When leftist actors turn to the state to police expression, they trade their own autonomous capacity to organize and resist for a dependent relationship to institutional power. They become managers of contradiction rather than forces of disruption. The terrain of struggle is relocated from the streets, workplaces, and communities into the courtrooms, party platforms, and police orders — domains the Left does not and cannot control.
If the Left critiques freedom of speech as an empty gesture of managed dissent, then it cannot coherently demand its selective suspension. That only reinforces the fiction that the state can be trusted to determine whose speech is harmful — and whose is valid.
Beyond the illusion of expression
Freedom of speech is not what it seems. It offers the illusion of empowerment while reinforcing structures of control. It invites critique — but only when critique is toothless. It promises recognition — but only on terms that ensure nothing truly changes.

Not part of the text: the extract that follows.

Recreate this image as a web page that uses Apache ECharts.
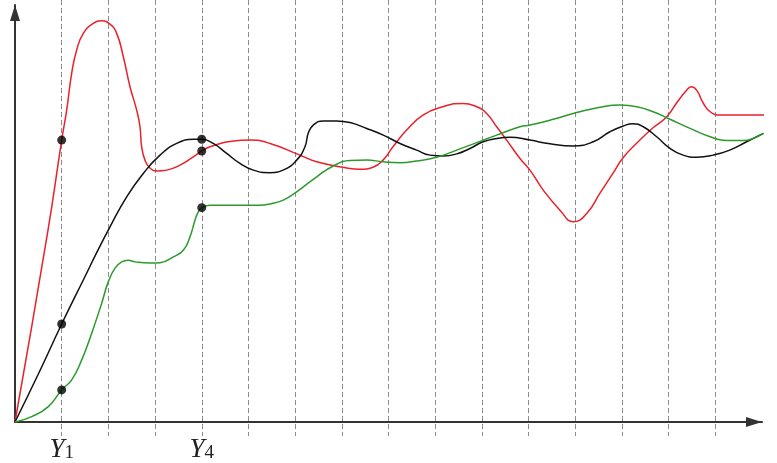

The fact that we must ask permission to speak should make us question the entire framework in which we are allowed to be heard. Speech that cannot be acted upon is not freedom — it is spectacle. It is a gesture made within a system that already knows how to absorb it.
If we are serious about transformation, we must stop mistaking expression for resistance. We must stop celebrating the right to speak while surrendering the power to act. We must stop submitting our demands to the very institutions that depend on our silence. And just as we should not idealize free speech, we must also reject the illusion that the state can ever be a neutral or reliable enforcer of our values — empowering it to silence others only strengthens the apparatus that ultimately silences us.
So the question is not: do we have enough freedom of speech?
The real question is: why do we keep settling for speech — when what we need is power?